--- start of LISTED RECORDS ---
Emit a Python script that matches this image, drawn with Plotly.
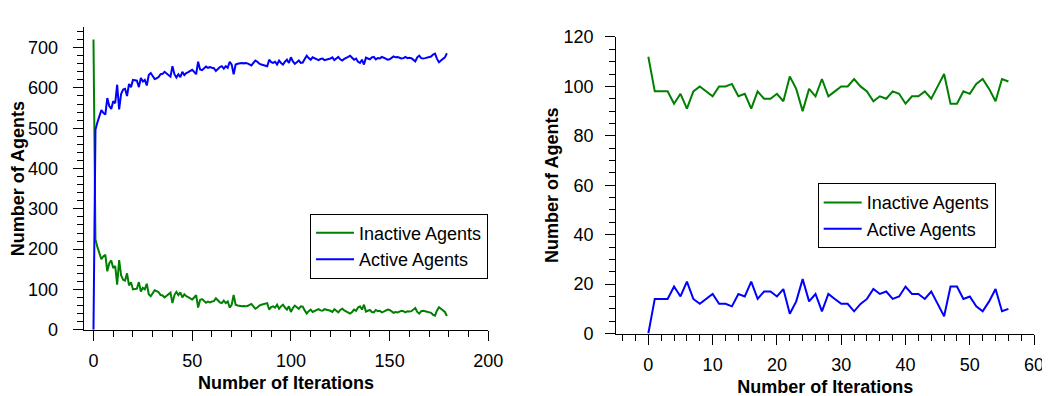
import plotly.graph_objects as go

# ---------------- data ----------------
iter_long = list(range(180))
inactive_long = [
    720, 224, 205, 190, 175, 182, 186, 145, 165, 172,
    153, 158, 112, 173, 135, 124, 122, 140, 110, 118,
    100, 101, 102, 118, 95, 104, 100, 114, 88, 83,
    92, 98, 96, 93, 86, 85, 80, 84, 88, 92,
    66, 86, 94, 86, 93, 80, 88, 83, 81, 78,
    75, 80, 86, 55, 74, 76, 72, 67, 70, 68,
    70, 71, 78, 72, 68, 66, 72, 66, 70, 55,
    62, 86, 62, 60, 59, 58, 59, 58, 59, 62,
    64, 58, 52, 55, 60, 62, 63, 64, 66, 50,
    56, 58, 55, 62, 52, 58, 62, 55, 50, 58,
    44, 54, 60, 56, 52, 58, 57, 48, 40, 46,
    50, 44, 47, 50, 51, 48, 47, 51, 50, 48,
    47, 44, 51, 47, 43, 49, 52, 48, 46, 43,
    40, 44, 50, 47, 55, 58, 50, 62, 45, 47,
    49, 44, 43, 49, 46, 47, 43, 45, 47, 50,
    49, 46, 42, 44, 43, 45, 47, 46, 43, 46,
    45, 46, 50, 54, 44, 40, 46, 47, 46, 45,
    44, 42, 37, 35, 48, 56, 52, 48, 44, 34,
]
active_long = [
    0, 496, 515, 530, 545, 538, 534, 575, 555, 548,
    567, 562, 608, 547, 585, 596, 598, 580, 610, 602,
    620, 619, 618, 602, 625, 616, 620, 606, 632, 637,
    628, 622, 624, 627, 634, 635, 640, 636, 632, 628,
    654, 634, 626, 634, 627, 640, 632, 637, 639, 642,
    645, 640, 634, 665, 646, 644, 648, 653, 650, 652,
    650, 649, 642, 648, 652, 654, 648, 654, 650, 665,
    658, 634, 658, 660, 661, 662, 661, 662, 661, 658,
    656, 662, 668, 665, 660, 658, 657, 656, 654, 670,
    664, 662, 665, 658, 668, 662, 658, 665, 670, 662,
    676, 666, 660, 664, 668, 662, 663, 672, 680, 674,
    670, 676, 673, 670, 669, 672, 673, 669, 670, 672,
    673, 676, 669, 673, 677, 671, 668, 672, 674, 677,
    680, 676, 670, 673, 665, 662, 670, 658, 675, 673,
    671, 676, 677, 671, 674, 673, 677, 675, 673, 670,
    671, 674, 678, 676, 677, 675, 673, 674, 677, 674,
    675, 674, 670, 666, 676, 680, 674, 673, 674, 675,
    676, 678, 683, 685, 672, 664, 668, 672, 676, 686,
]

iter_short = list(range(57))
inactive_short = [
    112, 98, 98, 98, 93, 97, 91, 98, 100, 98,
    96, 100, 100, 101, 96, 97, 91, 98, 95, 95,
    97, 94, 104, 99, 90, 99, 96, 103, 96, 98,
    100, 100, 103, 100, 98, 94, 96, 95, 98, 97,
    93, 96, 96, 98, 95, 100, 105, 93, 93, 98,
    97, 101, 103, 99, 94, 103, 102,
]
active_short = [
    0, 14, 14, 14, 19, 15, 21, 14, 12, 14,
    16, 12, 12, 11, 16, 15, 21, 14, 17, 17,
    15, 18, 8, 13, 22, 13, 16, 9, 16, 14,
    12, 12, 9, 12, 14, 18, 16, 17, 14, 15,
    19, 16, 16, 14, 17, 12, 7, 19, 19, 14,
    15, 11, 9, 13, 18, 9, 10,
]

names = ["Inactive Agents", "Active Agents"]
colors = ["#008000", "#0000FF"]
x_title = "Number of Iterations"
y_title = "Number of Agents"

# ---------------- figure ----------------
fig = go.Figure()
fig.add_trace(go.Scatter(x=iter_long, y=inactive_long, mode="lines", name=names[0],
                         line=dict(color=colors[0], width=2), xaxis="x", yaxis="y",
                         legend="legend"))
fig.add_trace(go.Scatter(x=iter_long, y=active_long, mode="lines", name=names[1],
                         line=dict(color=colors[1], width=2), xaxis="x", yaxis="y",
                         legend="legend"))
fig.add_trace(go.Scatter(x=iter_short, y=inactive_short, mode="lines", name=names[0],
                         line=dict(color=colors[0], width=2), xaxis="x2", yaxis="y2",
                         legend="legend2"))
fig.add_trace(go.Scatter(x=iter_short, y=active_short, mode="lines", name=names[1],
                         line=dict(color=colors[1], width=2), xaxis="x2", yaxis="y2",
                         legend="legend2"))

W, H = 1050, 396
font_family = "Liberation Sans, Arial, sans-serif"
tickfont = dict(family=font_family, size=18, color="black")
titlefont = dict(family=font_family, size=18, color="black", weight="bold")

def xax(domain, rng, dtick, mdtick, anchor):
    return dict(domain=domain, range=rng, anchor=anchor, showgrid=False, zeroline=False,
                showline=True, linecolor="black", linewidth=1,
                ticks="outside", ticklen=10, tickwidth=1, tickcolor="black",
                tick0=0, dtick=dtick, tickfont=tickfont, ticklabelstandoff=5,
                minor=dict(ticks="outside", ticklen=6, tickwidth=1, tickcolor="black",
                           dtick=mdtick, tick0=0, showgrid=False),
                title=dict(text=x_title, font=titlefont, standoff=6))

def yax(domain, rng, dtick, mdtick, anchor, standoff):
    return dict(domain=domain, range=rng, anchor=anchor, showgrid=False, zeroline=False,
                showline=True, linecolor="black", linewidth=1,
                ticks="outside", ticklen=10, tickwidth=1, tickcolor="black",
                tick0=0, dtick=dtick, tickfont=tickfont, ticklabelstandoff=standoff,
                minor=dict(ticks="outside", ticklen=6, tickwidth=1, tickcolor="black",
                           dtick=mdtick, tick0=0, showgrid=False),
                title=dict(text=y_title, font=titlefont, standoff=0))

fig.update_layout(
    width=W, height=H,
    margin=dict(l=0, r=0, t=0, b=0),
    paper_bgcolor="white", plot_bgcolor="white",
    showlegend=True,
    xaxis=xax([76.7 / W, 487.3 / W], [-5, 200], 50, 10, "y"),
    yaxis=yax([1 - 328.3 / H, 1 - 10 / H], [0, 750], 100, 20, "x", 11),
    xaxis2=xax([617 / W, 1041 / W], [-5, 60], 10, 2, "y2"),
    yaxis2=yax([1 - 332.3 / H, 1 - 20 / H], [0, 120], 20, 5, "x2", 8),
    legend=dict(x=487 / W, xanchor="right", y=1 - 206 / H, yanchor="top",
                bordercolor="black", borderwidth=1, bgcolor="white",
                font=dict(family=font_family, size=18, color="black"),
                tracegroupgap=0, itemwidth=38),
    legend2=dict(x=1002 / W, xanchor="right", y=1 - 174 / H, yanchor="top",
                 bordercolor="black", borderwidth=1, bgcolor="white",
                 font=dict(family=font_family, size=18, color="black"),
                 tracegroupgap=0, itemwidth=38),
)

fig.write_html("out.html")
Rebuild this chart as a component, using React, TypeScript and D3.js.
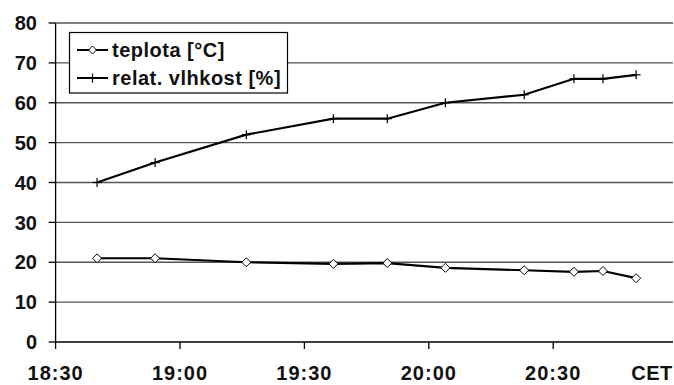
--- end of LISTED RECORDS ---
### REQUIRED WORK
Every line of text is to be repeated exactly; pictures are left out.

### ANSWER
Emit a Python script that matches this image, drawn with Plotly.
import plotly.graph_objects as go

# ---------------- data ----------------
iter_long = list(range(180))
inactive_long = [
    720, 224, 205, 190, 175, 182, 186, 145, 165, 172,
    153, 158, 112, 173, 135, 124, 122, 140, 110, 118,
    100, 101, 102, 118, 95, 104, 100, 114, 88, 83,
    92, 98, 96, 93, 86, 85, 80, 84, 88, 92,
    66, 86, 94, 86, 93, 80, 88, 83, 81, 78,
    75, 80, 86, 55, 74, 76, 72, 67, 70, 68,
    70, 71, 78, 72, 68, 66, 72, 66, 70, 55,
    62, 86, 62, 60, 59, 58, 59, 58, 59, 62,
    64, 58, 52, 55, 60, 62, 63, 64, 66, 50,
    56, 58, 55, 62, 52, 58, 62, 55, 50, 58,
    44, 54, 60, 56, 52, 58, 57, 48, 40, 46,
    50, 44, 47, 50, 51, 48, 47, 51, 50, 48,
    47, 44, 51, 47, 43, 49, 52, 48, 46, 43,
    40, 44, 50, 47, 55, 58, 50, 62, 45, 47,
    49, 44, 43, 49, 46, 47, 43, 45, 47, 50,
    49, 46, 42, 44, 43, 45, 47, 46, 43, 46,
    45, 46, 50, 54, 44, 40, 46, 47, 46, 45,
    44, 42, 37, 35, 48, 56, 52, 48, 44, 34,
]
active_long = [
    0, 496, 515, 530, 545, 538, 534, 575, 555, 548,
    567, 562, 608, 547, 585, 596, 598, 580, 610, 602,
    620, 619, 618, 602, 625, 616, 620, 606, 632, 637,
    628, 622, 624, 627, 634, 635, 640, 636, 632, 628,
    654, 634, 626, 634, 627, 640, 632, 637, 639, 642,
    645, 640, 634, 665, 646, 644, 648, 653, 650, 652,
    650, 649, 642, 648, 652, 654, 648, 654, 650, 665,
    658, 634, 658, 660, 661, 662, 661, 662, 661, 658,
    656, 662, 668, 665, 660, 658, 657, 656, 654, 670,
    664, 662, 665, 658, 668, 662, 658, 665, 670, 662,
    676, 666, 660, 664, 668, 662, 663, 672, 680, 674,
    670, 676, 673, 670, 669, 672, 673, 669, 670, 672,
    673, 676, 669, 673, 677, 671, 668, 672, 674, 677,
    680, 676, 670, 673, 665, 662, 670, 658, 675, 673,
    671, 676, 677, 671, 674, 673, 677, 675, 673, 670,
    671, 674, 678, 676, 677, 675, 673, 674, 677, 674,
    675, 674, 670, 666, 676, 680, 674, 673, 674, 675,
    676, 678, 683, 685, 672, 664, 668, 672, 676, 686,
]

iter_short = list(range(57))
inactive_short = [
    112, 98, 98, 98, 93, 97, 91, 98, 100, 98,
    96, 100, 100, 101, 96, 97, 91, 98, 95, 95,
    97, 94, 104, 99, 90, 99, 96, 103, 96, 98,
    100, 100, 103, 100, 98, 94, 96, 95, 98, 97,
    93, 96, 96, 98, 95, 100, 105, 93, 93, 98,
    97, 101, 103, 99, 94, 103, 102,
]
active_short = [
    0, 14, 14, 14, 19, 15, 21, 14, 12, 14,
    16, 12, 12, 11, 16, 15, 21, 14, 17, 17,
    15, 18, 8, 13, 22, 13, 16, 9, 16, 14,
    12, 12, 9, 12, 14, 18, 16, 17, 14, 15,
    19, 16, 16, 14, 17, 12, 7, 19, 19, 14,
    15, 11, 9, 13, 18, 9, 10,
]

names = ["Inactive Agents", "Active Agents"]
colors = ["#008000", "#0000FF"]
x_title = "Number of Iterations"
y_title = "Number of Agents"

# ---------------- figure ----------------
fig = go.Figure()
fig.add_trace(go.Scatter(x=iter_long, y=inactive_long, mode="lines", name=names[0],
                         line=dict(color=colors[0], width=2), xaxis="x", yaxis="y",
                         legend="legend"))
fig.add_trace(go.Scatter(x=iter_long, y=active_long, mode="lines", name=names[1],
                         line=dict(color=colors[1], width=2), xaxis="x", yaxis="y",
                         legend="legend"))
fig.add_trace(go.Scatter(x=iter_short, y=inactive_short, mode="lines", name=names[0],
                         line=dict(color=colors[0], width=2), xaxis="x2", yaxis="y2",
                         legend="legend2"))
fig.add_trace(go.Scatter(x=iter_short, y=active_short, mode="lines", name=names[1],
                         line=dict(color=colors[1], width=2), xaxis="x2", yaxis="y2",
                         legend="legend2"))

W, H = 1050, 396
font_family = "Liberation Sans, Arial, sans-serif"
tickfont = dict(family=font_family, size=18, color="black")
titlefont = dict(family=font_family, size=18, color="black", weight="bold")

def xax(domain, rng, dtick, mdtick, anchor):
    return dict(domain=domain, range=rng, anchor=anchor, showgrid=False, zeroline=False,
                showline=True, linecolor="black", linewidth=1,
                ticks="outside", ticklen=10, tickwidth=1, tickcolor="black",
                tick0=0, dtick=dtick, tickfont=tickfont, ticklabelstandoff=5,
                minor=dict(ticks="outside", ticklen=6, tickwidth=1, tickcolor="black",
                           dtick=mdtick, tick0=0, showgrid=False),
                title=dict(text=x_title, font=titlefont, standoff=6))

def yax(domain, rng, dtick, mdtick, anchor, standoff):
    return dict(domain=domain, range=rng, anchor=anchor, showgrid=False, zeroline=False,
                showline=True, linecolor="black", linewidth=1,
                ticks="outside", ticklen=10, tickwidth=1, tickcolor="black",
                tick0=0, dtick=dtick, tickfont=tickfont, ticklabelstandoff=standoff,
                minor=dict(ticks="outside", ticklen=6, tickwidth=1, tickcolor="black",
                           dtick=mdtick, tick0=0, showgrid=False),
                title=dict(text=y_title, font=titlefont, standoff=0))

fig.update_layout(
    width=W, height=H,
    margin=dict(l=0, r=0, t=0, b=0),
    paper_bgcolor="white", plot_bgcolor="white",
    showlegend=True,
    xaxis=xax([76.7 / W, 487.3 / W], [-5, 200], 50, 10, "y"),
    yaxis=yax([1 - 328.3 / H, 1 - 10 / H], [0, 750], 100, 20, "x", 11),
    xaxis2=xax([617 / W, 1041 / W], [-5, 60], 10, 2, "y2"),
    yaxis2=yax([1 - 332.3 / H, 1 - 20 / H], [0, 120], 20, 5, "x2", 8),
    legend=dict(x=487 / W, xanchor="right", y=1 - 206 / H, yanchor="top",
                bordercolor="black", borderwidth=1, bgcolor="white",
                font=dict(family=font_family, size=18, color="black"),
                tracegroupgap=0, itemwidth=38),
    legend2=dict(x=1002 / W, xanchor="right", y=1 - 174 / H, yanchor="top",
                 bordercolor="black", borderwidth=1, bgcolor="white",
                 font=dict(family=font_family, size=18, color="black"),
                 tracegroupgap=0, itemwidth=38),
)

fig.write_html("out.html")
Rebuild this chart as a component, using React, TypeScript and D3.js.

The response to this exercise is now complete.